Start of Recorded data

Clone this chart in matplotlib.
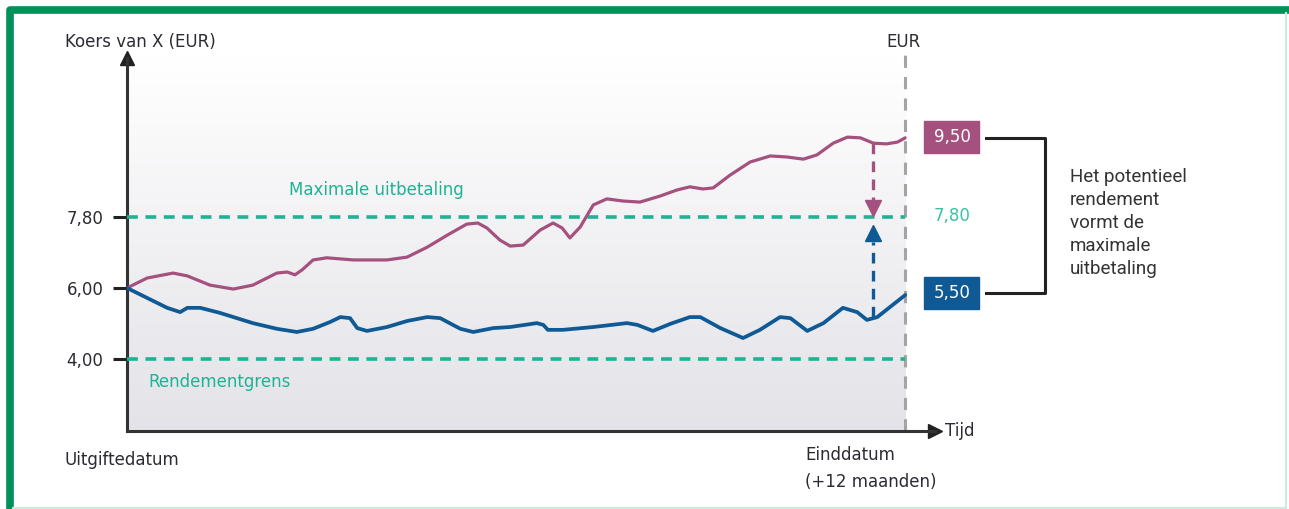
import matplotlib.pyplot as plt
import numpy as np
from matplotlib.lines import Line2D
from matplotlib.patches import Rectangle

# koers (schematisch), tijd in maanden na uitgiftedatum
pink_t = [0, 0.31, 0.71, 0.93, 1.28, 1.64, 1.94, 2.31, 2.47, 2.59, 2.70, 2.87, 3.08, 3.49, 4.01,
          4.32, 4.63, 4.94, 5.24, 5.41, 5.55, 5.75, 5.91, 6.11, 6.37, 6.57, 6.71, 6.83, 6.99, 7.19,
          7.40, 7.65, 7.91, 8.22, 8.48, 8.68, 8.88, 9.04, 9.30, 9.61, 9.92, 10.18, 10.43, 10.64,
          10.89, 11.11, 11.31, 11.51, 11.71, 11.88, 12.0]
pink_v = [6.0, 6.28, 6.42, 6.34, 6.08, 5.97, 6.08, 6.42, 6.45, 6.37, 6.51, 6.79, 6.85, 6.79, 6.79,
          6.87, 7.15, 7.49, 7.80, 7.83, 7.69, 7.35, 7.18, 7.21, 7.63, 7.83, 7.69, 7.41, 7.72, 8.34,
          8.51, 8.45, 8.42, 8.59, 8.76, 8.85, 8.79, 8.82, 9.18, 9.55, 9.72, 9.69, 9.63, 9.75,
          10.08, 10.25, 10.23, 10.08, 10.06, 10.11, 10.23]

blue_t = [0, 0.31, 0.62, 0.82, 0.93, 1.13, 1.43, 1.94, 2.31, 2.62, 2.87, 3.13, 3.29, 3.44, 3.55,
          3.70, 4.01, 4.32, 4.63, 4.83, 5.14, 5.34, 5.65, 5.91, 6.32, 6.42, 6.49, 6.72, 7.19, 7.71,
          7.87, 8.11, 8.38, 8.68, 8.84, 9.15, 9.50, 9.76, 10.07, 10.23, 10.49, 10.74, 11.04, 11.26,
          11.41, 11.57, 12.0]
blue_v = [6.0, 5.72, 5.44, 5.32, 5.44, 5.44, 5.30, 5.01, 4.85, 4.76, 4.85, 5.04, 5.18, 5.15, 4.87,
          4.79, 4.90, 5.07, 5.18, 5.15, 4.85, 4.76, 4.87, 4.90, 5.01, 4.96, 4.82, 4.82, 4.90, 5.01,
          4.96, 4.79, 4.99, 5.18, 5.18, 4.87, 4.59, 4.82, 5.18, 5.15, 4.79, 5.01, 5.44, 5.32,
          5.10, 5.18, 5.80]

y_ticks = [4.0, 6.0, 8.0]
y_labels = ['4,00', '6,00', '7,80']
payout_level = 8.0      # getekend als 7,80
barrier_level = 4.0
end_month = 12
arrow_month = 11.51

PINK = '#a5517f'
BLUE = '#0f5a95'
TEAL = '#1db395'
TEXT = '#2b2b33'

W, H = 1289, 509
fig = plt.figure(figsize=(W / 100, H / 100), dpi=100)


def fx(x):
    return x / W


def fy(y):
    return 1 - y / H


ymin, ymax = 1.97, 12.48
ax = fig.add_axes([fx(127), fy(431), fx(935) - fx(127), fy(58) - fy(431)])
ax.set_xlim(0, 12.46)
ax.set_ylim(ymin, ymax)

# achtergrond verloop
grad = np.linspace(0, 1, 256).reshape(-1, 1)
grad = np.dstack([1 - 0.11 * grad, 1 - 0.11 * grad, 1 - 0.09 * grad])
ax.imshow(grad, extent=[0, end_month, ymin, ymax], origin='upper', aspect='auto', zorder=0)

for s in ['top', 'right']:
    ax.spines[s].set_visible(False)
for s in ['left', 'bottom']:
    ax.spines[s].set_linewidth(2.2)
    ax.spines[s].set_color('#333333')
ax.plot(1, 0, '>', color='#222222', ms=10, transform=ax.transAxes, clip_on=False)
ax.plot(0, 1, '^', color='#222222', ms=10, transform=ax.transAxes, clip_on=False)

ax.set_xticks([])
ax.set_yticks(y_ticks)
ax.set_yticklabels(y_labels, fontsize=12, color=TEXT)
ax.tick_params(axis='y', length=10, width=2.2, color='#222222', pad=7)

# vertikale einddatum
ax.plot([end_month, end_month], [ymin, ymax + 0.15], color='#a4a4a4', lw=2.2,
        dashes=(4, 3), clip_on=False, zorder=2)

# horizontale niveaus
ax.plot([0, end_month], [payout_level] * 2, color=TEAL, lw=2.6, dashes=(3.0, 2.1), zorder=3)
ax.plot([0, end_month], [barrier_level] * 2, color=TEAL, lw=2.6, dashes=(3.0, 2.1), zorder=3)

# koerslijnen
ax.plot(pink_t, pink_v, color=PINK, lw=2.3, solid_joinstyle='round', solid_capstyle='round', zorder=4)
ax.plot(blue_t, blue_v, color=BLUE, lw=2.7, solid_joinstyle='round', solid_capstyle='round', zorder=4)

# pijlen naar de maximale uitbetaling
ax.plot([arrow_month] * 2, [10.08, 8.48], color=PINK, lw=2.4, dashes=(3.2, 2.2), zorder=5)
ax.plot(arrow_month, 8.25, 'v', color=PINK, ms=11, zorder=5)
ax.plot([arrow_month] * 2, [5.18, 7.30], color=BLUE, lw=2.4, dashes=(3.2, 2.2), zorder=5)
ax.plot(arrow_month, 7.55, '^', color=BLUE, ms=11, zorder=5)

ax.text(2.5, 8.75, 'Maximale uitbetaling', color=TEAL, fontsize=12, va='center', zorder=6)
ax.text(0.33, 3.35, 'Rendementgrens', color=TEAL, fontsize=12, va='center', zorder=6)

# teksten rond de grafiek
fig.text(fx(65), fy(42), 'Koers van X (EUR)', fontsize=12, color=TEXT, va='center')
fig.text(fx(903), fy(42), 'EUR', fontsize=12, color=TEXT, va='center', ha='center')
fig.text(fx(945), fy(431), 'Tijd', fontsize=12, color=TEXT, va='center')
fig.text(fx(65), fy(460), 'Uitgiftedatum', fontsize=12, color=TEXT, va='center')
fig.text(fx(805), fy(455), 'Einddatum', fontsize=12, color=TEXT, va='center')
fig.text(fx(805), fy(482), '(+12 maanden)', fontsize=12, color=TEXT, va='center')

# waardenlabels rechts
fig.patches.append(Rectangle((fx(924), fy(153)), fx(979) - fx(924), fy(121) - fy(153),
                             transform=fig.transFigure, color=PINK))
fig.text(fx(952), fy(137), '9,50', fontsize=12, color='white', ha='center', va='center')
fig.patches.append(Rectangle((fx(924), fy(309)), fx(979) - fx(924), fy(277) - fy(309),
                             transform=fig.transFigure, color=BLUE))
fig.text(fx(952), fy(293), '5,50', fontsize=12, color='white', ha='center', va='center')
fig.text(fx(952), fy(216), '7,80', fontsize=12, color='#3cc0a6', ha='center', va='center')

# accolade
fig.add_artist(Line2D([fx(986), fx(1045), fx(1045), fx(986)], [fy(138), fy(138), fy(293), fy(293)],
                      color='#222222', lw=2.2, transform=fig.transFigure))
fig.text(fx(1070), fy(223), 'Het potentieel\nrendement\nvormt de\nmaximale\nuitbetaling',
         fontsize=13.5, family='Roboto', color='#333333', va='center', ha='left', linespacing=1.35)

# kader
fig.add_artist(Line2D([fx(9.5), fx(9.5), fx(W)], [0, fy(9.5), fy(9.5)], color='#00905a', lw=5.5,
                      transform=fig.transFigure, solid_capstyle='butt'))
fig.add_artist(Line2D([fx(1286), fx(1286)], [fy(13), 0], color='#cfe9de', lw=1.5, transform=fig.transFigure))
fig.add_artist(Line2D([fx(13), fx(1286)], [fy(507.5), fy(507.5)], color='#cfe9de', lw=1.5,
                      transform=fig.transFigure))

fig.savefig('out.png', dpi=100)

End of Recorded data

- _Requirement_
Would you reproduce the lines above, from the very first through the line containing "from matplotlib.patches import Rectangle", exactly and without the pictures?

- _Written solution_
Clone this chart in matplotlib.
import matplotlib.pyplot as plt
import numpy as np
from matplotlib.lines import Line2D
from matplotlib.patches import Rectangle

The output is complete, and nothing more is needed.